When Willem died, I was angry—angry at the story, at the author, and at a world that could be so cruel. With hindsight, that anger has forced me to face a painful truth: love, no matter how steadfast, cannot always shield us from life’s harshest blows. But it has also made me wonder—does that make love any less vital?
I longed for redemption—for Jude, for Harold, for everyone who poured so much of themselves into loving. I wanted proof that love, when given fully and selflessly, could save. But A Little Life doesn’t offer that proof. Instead, it leaves you with a question: Is love futile if it can’t save, or is its value found in the act itself? It’s a question we all face—whether the act of loving is enough, even when it feels powerless against the weight of someone else’s pain.
And yet, that doesn’t make love meaningless. Harold’s adoption and Willem’s devotion didn’t fix Jude, but they gave him moments of peace. There were times when the self-loathing quieted, when Jude could see himself as something more than the sum of his pain. Love didn’t heal Jude, but it gave him a reprieve, however fleeting.

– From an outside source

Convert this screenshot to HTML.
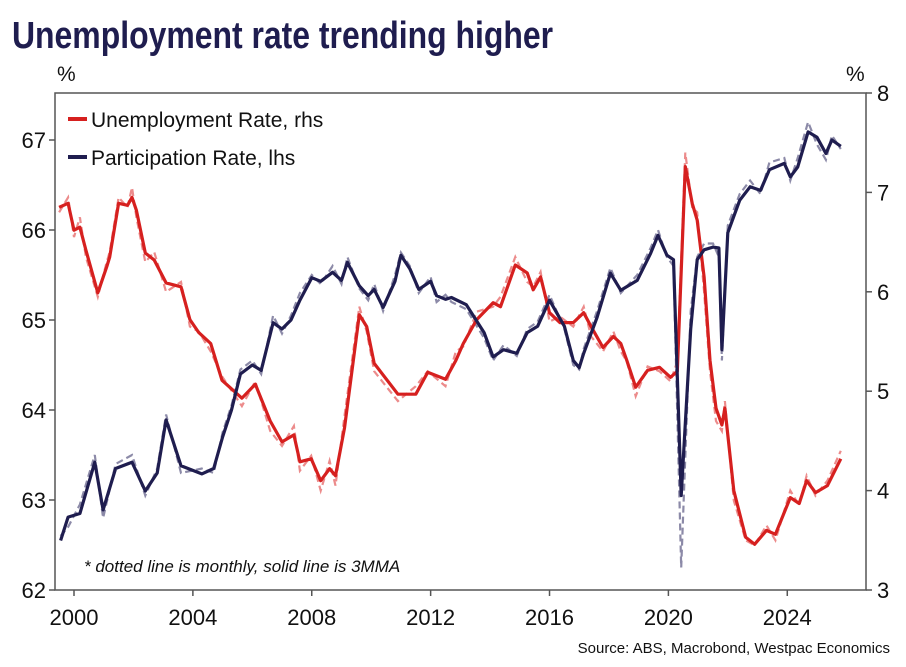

As I reflect on the book, I’m left without closure—and maybe that’s the point. Jude’s story reminds us that love, while imperfect, leaves a mark. It anchors us—if only for a moment—in connection. Life is fragile—and sometimes unbearably so. But love, even when it cannot save, makes the unbearable just a little lighter. Love is the act of bailing the boat—not to stop it from sinking, but to remind us we’re not alone in the water. Isn’t that what love is for—not to fix what’s broken, but to stay, even when the water keeps rising?